# Conservation of energy

1. Oct 8, 2015

Hi guys! one quick question, if in a quantum system the hamiltonian of a particle evolves with time (let's say, the potential is a function of t), the energy is not conserved right? I just want to be sure about this, thanks!

2. Oct 8, 2015

### Daeho Ro

Then, where the energies gone? Whether the Hamiltonian is time-dependent, Schrodinger equation gives constant energy.

3. Oct 8, 2015

But if you think of the hamiltonian as a matrix, that means that the matrix has different matrix elements for every different time, therefore its eigenvalues are not the same as time evolves.

4. Oct 8, 2015

### Daeho Ro

Then, the wave function have to vary depending on time to keep the energy as constant.

5. Oct 8, 2015

Ok, but think about a non translationally invariant system.

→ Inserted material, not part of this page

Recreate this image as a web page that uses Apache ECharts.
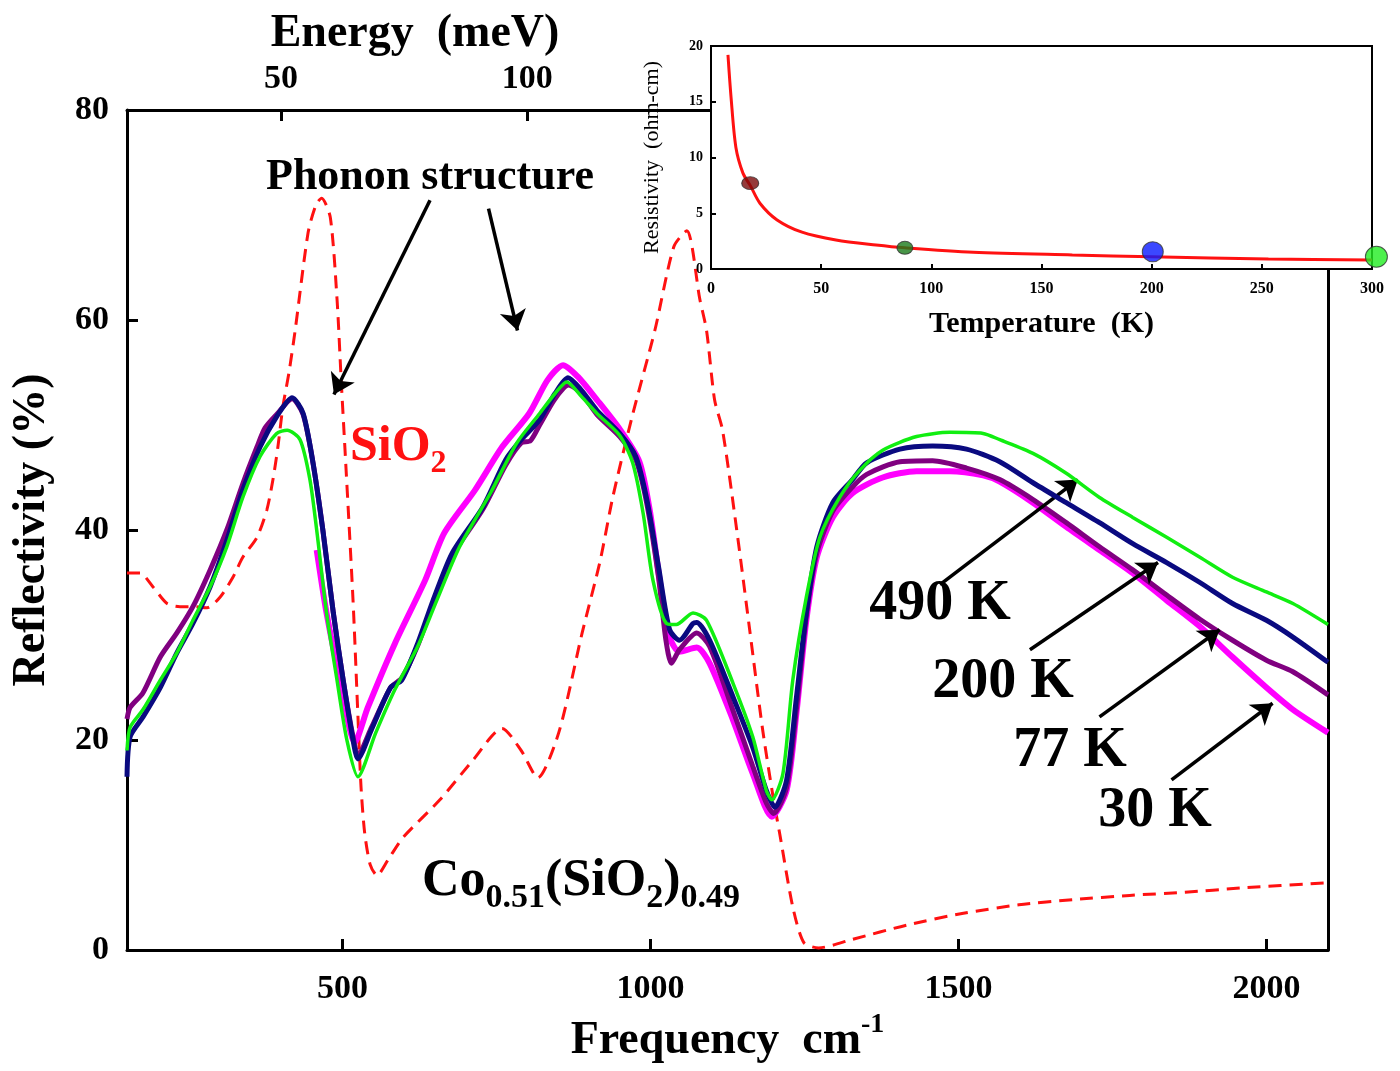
<!DOCTYPE html>
<html>
<head>
<meta charset="utf-8">
<script src="https://cdn.jsdelivr.net/npm/echarts@6/dist/echarts.min.js"></script>
<style>
html,body{margin:0;padding:0;background:#fff;}
#chart{width:1400px;height:1071px;}
</style>
</head>
<body>
<div id="chart"></div>
<script>
// ---------- data ----------
// Frequency (cm^-1) and reflectivity (%) for each temperature
const freq490 = [150,155,176,204,231,257,285,312,338,366,393,410,431,447,458,474,491,507,525,554,585,622,653,690,740,783,820,845,864,888,913,950,971,988,1004,1026,1042,1069,1091,1134,1166,1188,1197,1215,1231,1253,1275,1307,1340,1377,1432,1486,1540,1567,1621,1675,1729,1783,1838,1892,1945,2000,2043,2100];
const refl490 = [19,21.2,22.9,25.7,28.3,31.4,34.6,38.4,43.1,47,49.2,49.5,48.6,44.8,40,32.1,25.7,20,16.5,20.7,24.8,28.9,33.3,38.4,43.5,48.3,51.1,53,54.1,52.7,51.1,49,46.4,41.6,35.2,31.1,31,32.1,31.4,25.4,20.3,15.2,14.3,16.8,25.7,33.6,39.3,43.1,45.7,47.6,48.9,49.3,49.2,48.6,47.3,45.4,43.1,41.2,39.3,37.4,35.5,34.1,33,31];

const freq200 = [150,155,176,204,231,257,285,312,338,366,393,418,436,452,468,485,501,517,525,547,578,596,622,647,678,728,765,790,820,845,866,888,913,950,976,994,1013,1031,1047,1069,1075,1096,1134,1166,1188,1202,1221,1237,1253,1270,1296,1328,1351,1405,1458,1513,1567,1621,1675,1729,1783,1838,1892,1945,2000,2043,2100];
const refl200 = [16.5,20.3,22.2,25,28.3,31.1,34.6,39,43.8,47.9,50.8,52.6,51.1,46.4,40,32.1,25.7,20,18.2,21,25,25.7,29.2,33.3,37.8,42.2,46.7,48.6,50.5,53,54.5,53.3,51.4,49.2,47,42.9,36.5,30.5,29.5,31.1,31.2,29.5,24.1,19.3,15.2,13.6,16.2,24.1,32.1,38.4,42.6,44.8,46.4,47.7,48,47.7,46.5,44.5,42.6,40.7,38.7,36.9,35,33,31.4,29.8,27.4];

const freq77 = [150,155,176,204,231,257,285,312,338,361,374,393,418,436,452,468,485,501,517,525,547,578,596,622,647,678,728,765,790,805,820,845,867,888,913,950,976,994,1013,1025,1034,1047,1075,1096,1134,1166,1188,1200,1221,1237,1253,1270,1296,1328,1351,1405,1458,1513,1567,1621,1675,1729,1783,1838,1892,1945,2000,2043,2100];
const refl77 = [22,23.1,24.5,27.9,30.2,32.7,36.2,40,44.4,47.9,49.7,51,52.5,51,46.4,40,32.1,25.7,20.3,18.6,21.2,25,25.9,29,33,37.5,42,46.2,48.3,48.5,50,52.5,53.8,53,51,48.9,46.7,42.5,35.5,29.5,27.3,28.6,30.2,28.9,22.8,17.5,14,13,15.5,23,31.8,37.8,41.8,44.1,45.3,46.5,46.6,45.9,44.8,42.9,40.7,38.4,36.2,33.8,31.5,29.5,27.6,26.5,24.3];

const freq30 = [458,474,496,520,541,585,634,665,715,759,803,833,858,882,913,950,982,999,1015,1031,1047,1075,1096,1134,1166,1197,1221,1237,1253,1270,1296,1328,1377,1432,1486,1540,1567,1621,1675,1729,1783,1838,1892,1945,2000,2043,2100];
const refl30 = [38.1,32.1,25.7,19.8,23.1,29.2,35.2,39.7,43.8,47.9,51.1,54.3,55.7,54.6,52.4,49.6,46.5,41.8,35.2,29.8,28.4,28.8,27.3,21.9,16.8,12.7,15.2,22.6,31.4,37.4,41.2,43.5,45,45.6,45.6,45.2,44.6,42.6,40.3,38.1,35.9,33.3,30.8,27.9,25,22.9,20.7];

const freqSiO2 = [150,171,192,215,236,257,280,301,322,338,361,377,387,395,403,413,423,444,457,466,480,491,498,504,517,525,530,536,545,556,574,598,658,712,759,790,817,851,889,918,939,971,1007,1038,1059,1080,1091,1104,1117,1140,1161,1182,1199,1210,1231,1249,1273,1327,1418,1508,1598,1687,1778,1868,1958,2100];
const reflSiO2 = [35.9,35.9,34.6,33,32.7,32.7,32.6,33.6,35.5,37.4,39.3,41.9,44.8,47.9,51.7,55,59,68.3,71,71.6,69.8,62,54,47.6,33.3,22.2,15.5,11.1,8.1,7.1,8.6,10.7,14.3,18.1,21.1,19,16.4,20.7,30.2,37,43.2,51,59,67,68.5,62,59,52.4,49.5,40,30.5,21,14.6,11,4.1,0.7,0.2,1,2.4,3.5,4.3,4.8,5.2,5.5,5.9,6.4];

// inset: resistivity vs temperature
const tempK = [7.7,9.1,11.3,14.5,17.8,22.2,30,41.3,56.7,74.9,88,119,164,200,253,300];
const rhoOhmCm = [19.2,15.4,10.9,8.6,7.5,5.9,4.4,3.3,2.6,2.15,1.9,1.5,1.26,1.1,0.9,0.8];
const markTemps = [17.8, 88, 200.5, 302];
const markRhos = [7.7, 1.9, 1.55, 1.1];
const markColors = ['#7a0a0a', '#1a7a1a', '#0a1aff', '#22ee22'];
const markSizes = [[17,13],[16,13],[21,20],[22,21]];

// axis tick labels
const freqTicks = [500, 1000, 1500, 2000];
const energyTicks = [50, 100];
const cmPerMeV = 8;

// annotation labels
const tempLabels = ['490 K', '200 K', '77 K', '30 K'];
// arrows (data coordinates, start -> end)
const phononArrows = [[[642,71.4],[486,52.9]], [[737,70.6],[784,59]]];
const tempArrows = [[[1470,34.8],[1694,44.8]], [[1616,28.6],[1824,36.9]], [[1729,22.2],[1924,30.5]], [[1846,16.2],[2010,23.5]]];

// ---------- chart ----------
const FONT = '"Liberation Serif", "Times New Roman", serif';
const pairs = (xs, ys) => xs.map((x, i) => [x, ys[i]]);
const plain = v => String(v);
const chart = echarts.init(document.getElementById('chart'), null, {renderer: 'canvas'});

const axisLineStyle = {color: '#000', width: 3};
const tickLabel = {fontFamily: FONT, fontSize: 34, fontWeight: 'bold', color: '#000', formatter: plain};

const option = {
  animation: false,
  backgroundColor: '#ffffff',
  grid: [
    {left: 127, top: 110, width: 1201, height: 840, show: false},
    {left: 711, top: 46, width: 661, height: 223, show: true, backgroundColor: '#ffffff',
     borderColor: '#000', borderWidth: 2, z: 5}
  ],
  xAxis: [
    {gridIndex: 0, type: 'value', min: 150, max: 2100, position: 'bottom',
     axisLine: {show: true, onZero: false, lineStyle: axisLineStyle},
     axisTick: {show: true, inside: true, length: 11, lineStyle: {color: '#000', width: 3}, customValues: freqTicks},
     axisLabel: Object.assign({customValues: freqTicks, margin: 22}, tickLabel),
     splitLine: {show: false},
     name: '{a|Frequency  cm}{b|-1}', nameLocation: 'middle', nameGap: 58,
     nameTextStyle: {rich: {
       a: {fontFamily: FONT, fontSize: 46, fontWeight: 'bold', color: '#000', lineHeight: 60},
       b: {fontFamily: FONT, fontSize: 28, fontWeight: 'bold', color: '#000', lineHeight: 28, verticalAlign: 'top'}
     }}},
    {gridIndex: 0, type: 'value', min: 150 / cmPerMeV, max: 2100 / cmPerMeV, position: 'top',
     axisLine: {show: true, onZero: false, lineStyle: axisLineStyle},
     axisTick: {show: true, inside: true, length: 11, lineStyle: {color: '#000', width: 3}, customValues: energyTicks},
     axisLabel: Object.assign({customValues: energyTicks, margin: 14}, tickLabel),
     splitLine: {show: false}},
    {gridIndex: 1, type: 'value', min: 0, max: 300, interval: 50, z: 6,
     axisLine: {show: true, onZero: false, lineStyle: {color: '#000', width: 2}},
     axisTick: {show: true, inside: true, length: 5, lineStyle: {color: '#000', width: 2}},
     axisLabel: {fontFamily: FONT, fontSize: 16, fontWeight: 'bold', color: '#000', margin: 12},
     splitLine: {show: false},
     name: 'Temperature  (K)', nameLocation: 'middle', nameGap: 40,
     nameTextStyle: {fontFamily: FONT, fontSize: 30, fontWeight: 'bold', color: '#000'}}
  ],
  yAxis: [
    {gridIndex: 0, type: 'value', min: 0, max: 80, interval: 20,
     axisLine: {show: true, onZero: false, lineStyle: axisLineStyle},
     axisTick: {show: true, inside: true, length: 11, lineStyle: {color: '#000', width: 3}},
     axisLabel: Object.assign({margin: 18}, tickLabel),
     splitLine: {show: false},
     name: 'Reflectivity (%)', nameLocation: 'middle', nameGap: 72,
     nameTextStyle: {fontFamily: FONT, fontSize: 46, fontWeight: 'bold', color: '#000'}},
    {gridIndex: 0, type: 'value', min: 0, max: 80, position: 'right',
     axisLine: {show: true, onZero: false, lineStyle: axisLineStyle},
     axisTick: {show: false}, axisLabel: {show: false}, splitLine: {show: false}},
    {gridIndex: 1, type: 'value', min: 0, max: 20, interval: 5, z: 6,
     axisLine: {show: true, onZero: false, lineStyle: {color: '#000', width: 2}},
     axisTick: {show: true, inside: true, length: 5, lineStyle: {color: '#000', width: 2}},
     axisLabel: {fontFamily: FONT, fontSize: 14, fontWeight: 'bold', color: '#000', margin: 8},
     splitLine: {show: false},
     name: 'Resistivity  (ohm-cm)', nameLocation: 'middle', nameGap: 48,
     nameTextStyle: {fontFamily: FONT, fontSize: 22, color: '#000'}}
  ],
  series: [
    {name: 'SiO2', type: 'line', xAxisIndex: 0, yAxisIndex: 0, data: pairs(freqSiO2, reflSiO2),
     showSymbol: false, smooth: 0.25, z: 2,
     lineStyle: {color: '#ff1111', width: 3, type: [13, 8]}},
    {name: '30 K', type: 'line', xAxisIndex: 0, yAxisIndex: 0, data: pairs(freq30, refl30),
     showSymbol: false, smooth: 0.25, z: 3, lineStyle: {color: '#ff00ff', width: 6}},
    {name: '77 K', type: 'line', xAxisIndex: 0, yAxisIndex: 0, data: pairs(freq77, refl77),
     showSymbol: false, smooth: 0.25, z: 4, lineStyle: {color: '#800080', width: 5}},
    {name: '200 K', type: 'line', xAxisIndex: 0, yAxisIndex: 0, data: pairs(freq200, refl200),
     showSymbol: false, smooth: 0.25, z: 5, lineStyle: {color: '#0a0a80', width: 5}},
    {name: '490 K', type: 'line', xAxisIndex: 0, yAxisIndex: 0, data: pairs(freq490, refl490),
     showSymbol: false, smooth: 0.25, z: 6, lineStyle: {color: '#11ee11', width: 3.5}},
    {name: 'arrows', type: 'line', xAxisIndex: 0, yAxisIndex: 0, data: [], z: 8,
     markLine: {silent: true, symbol: ['none', 'arrow'], symbolSize: 20, label: {show: false},
       lineStyle: {color: '#000', width: 3.5, type: 'solid'},
       emphasis: {disabled: true},
       data: phononArrows.concat(tempArrows).map(a => [{coord: a[0]}, {coord: a[1]}])}},
    {name: 'resistivity', type: 'line', xAxisIndex: 2, yAxisIndex: 2, data: pairs(tempK, rhoOhmCm),
     showSymbol: false, smooth: 0.3, z: 7, lineStyle: {color: '#ff1111', width: 3}},
    {name: 'samples', type: 'scatter', xAxisIndex: 2, yAxisIndex: 2, z: 8, clip: false,
     data: markTemps.map((t, i) => ({value: [t, markRhos[i]], symbolSize: markSizes[i],
       itemStyle: {color: markColors[i], borderColor: '#333', borderWidth: 1}}))}
  ],
  graphic: [
    {type: 'text', x: 415, y: 34, z: 20, style: {text: 'Energy  (meV)', font: 'bold 46px ' + FONT, fill: '#000', align: 'center', verticalAlign: 'middle'}},
    {type: 'text', x: 430, y: 178, z: 20, style: {text: 'Phonon structure', font: 'bold 44px ' + FONT, fill: '#000', align: 'center', verticalAlign: 'middle'}},
    {type: 'text', x: 350, y: 447, z: 20, style: {text: '{a|SiO}{b|2}', fill: '#ff1111', align: 'left', verticalAlign: 'middle',
      rich: {a: {font: 'bold 50px ' + FONT, fill: '#ff1111', lineHeight: 66}, b: {font: 'bold 32px ' + FONT, fill: '#ff1111', lineHeight: 28, verticalAlign: 'bottom'}}}},
    {type: 'text', x: 581, y: 882, z: 20, style: {text: '{a|Co}{b|0.51}{a|(SiO}{b|2}{a|)}{b|0.49}', fill: '#000', align: 'center', verticalAlign: 'middle',
      rich: {a: {font: 'bold 52px ' + FONT, fill: '#000', lineHeight: 66}, b: {font: 'bold 34px ' + FONT, fill: '#000', lineHeight: 28, verticalAlign: 'bottom'}}}},
    {type: 'text', x: 940, y: 605, z: 20, style: {text: tempLabels[0], font: 'bold 56px ' + FONT, fill: '#000', align: 'center', verticalAlign: 'middle'}},
    {type: 'text', x: 1003, y: 683, z: 20, style: {text: tempLabels[1], font: 'bold 56px ' + FONT, fill: '#000', align: 'center', verticalAlign: 'middle'}},
    {type: 'text', x: 1070, y: 752, z: 20, style: {text: tempLabels[2], font: 'bold 56px ' + FONT, fill: '#000', align: 'center', verticalAlign: 'middle'}},
    {type: 'text', x: 1155, y: 812, z: 20, style: {text: tempLabels[3], font: 'bold 56px ' + FONT, fill: '#000', align: 'center', verticalAlign: 'middle'}}
  ]
};
chart.setOption(option);
</script>
</body>
</html>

Momentum is not conserved in such a system because translation invariance is broken. If you break rotation invariance, angular momentum is not conserved in such a system, and if you break time invariance, then energy shouldnt be conserved.

6. Oct 8, 2015

### Daeho Ro

If it breaks the time translational invariance, then yes. It may come from
$$\dfrac{\partial}{\partial t} \int dV \psi^*(x,t) \hat{H}(x,t) \psi(x,t) ,$$
and it is not vanishing in general. Then, the energy can't conserved.

I confused with the stationary solution in quantum mechanics textbook. Sorry for that.